Mais il m’expliquait aussi combien sa marge financière et de manœuvre en tant que producteur de céréales était mince. En effet, c’est la FENACO qui contrôle la filière. FENACO est active dans le domaine agricole avec en particulier Semences UFA, dans l’industrie alimentaire avec Ramseier, Sinalco ou les caves Garnier, dans le commerce de détail avec Landi ou Volg SA, ou encore le carburant avec AGROLA. Son chiffre d’affaires dépasse les 6 milliards de francs annuels.

Pour produire des céréales panifiables (plus rémunératrices que les fourragères), il faut respecter de nombreuses exigences: utiliser un type de semences défini vendu par FENACO et faire les traitements proposés et vendus par elle. Puis c’est encore aux Moulins appartenant à FENACO que la production est vendue, qui vérifie si le «cadre standard suisse prévu par la marque déposée par FENACO» est respecté et qui en conséquence accepte ou refuse de payer le prix fixé pour la farine panifiable.

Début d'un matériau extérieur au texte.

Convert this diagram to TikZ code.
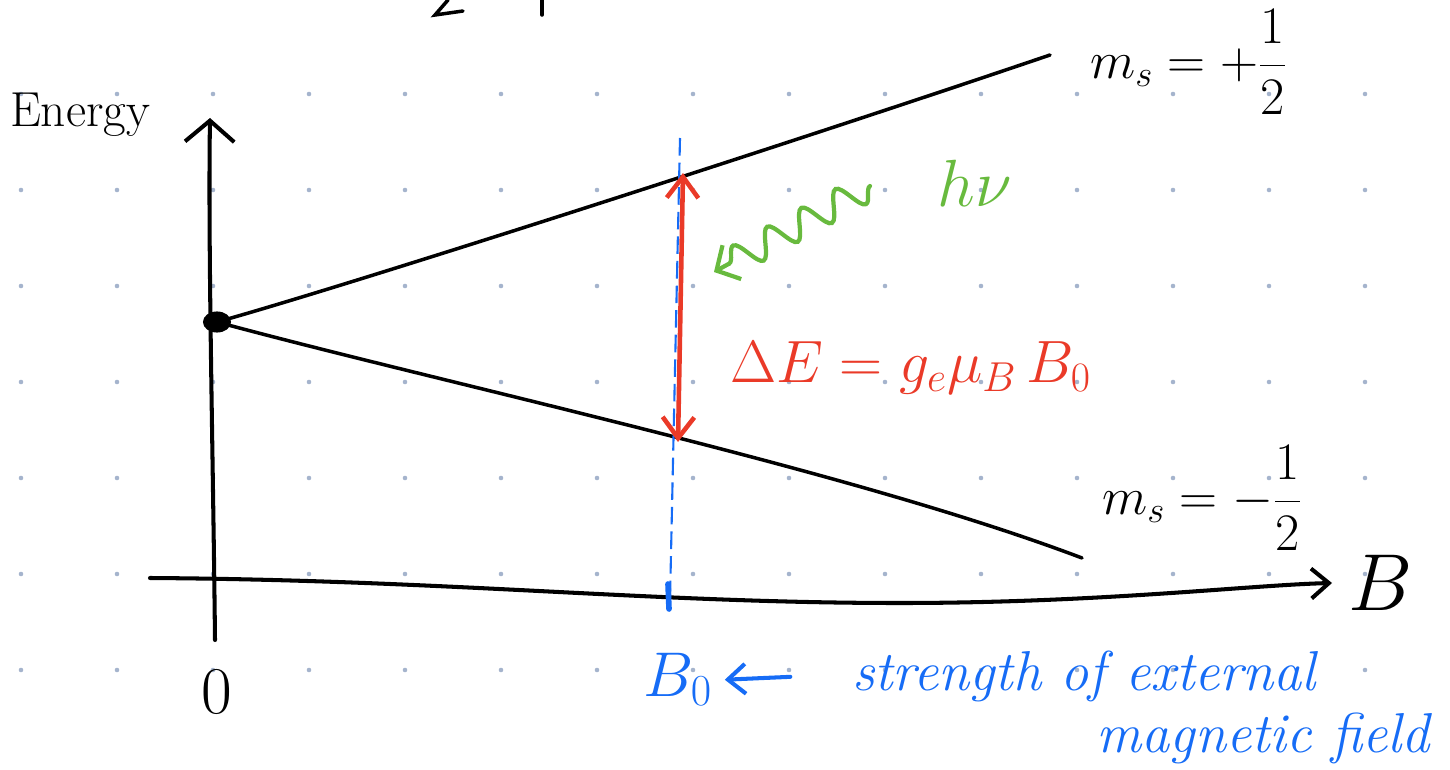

Ce prix dépend par ailleurs aussi des marchés et une année comme 2017 où la production a été bonne, on dit qu’il y a excédent. En réalité, l’ensemble de la production suisse de blé panifiable aurait pu être absorbé dans le pays, mais il n’y a excédent que parce que les accords de l’OMC obligent la Suisse à importer 20% des besoins, soit au moins 70’000 tonnes… et c’est FENACO qui est le plus grand importateur, bénéficiant ainsi de prix poussés à la baisse.

Quant au producteur, même s’il a respecté toutes les consignes de FENACO et livré de la farine «Suisse Premium», une partie ne lui sera payée que comme farine fourragère, en raison de l’obligation d’importation fixée par l’OMC.
«Alors, concluait le paysan, votre postulat, ok ,mais ne jetez pas l’anathème sur les paysans en les faisant passer pour des pollueurs. Faites plutôt changer la politique de FENACO!»

A la fin de notre échange je me demandais pourquoi il votait encore PAI (donc UDC), tant je me retrouvais dans son explication!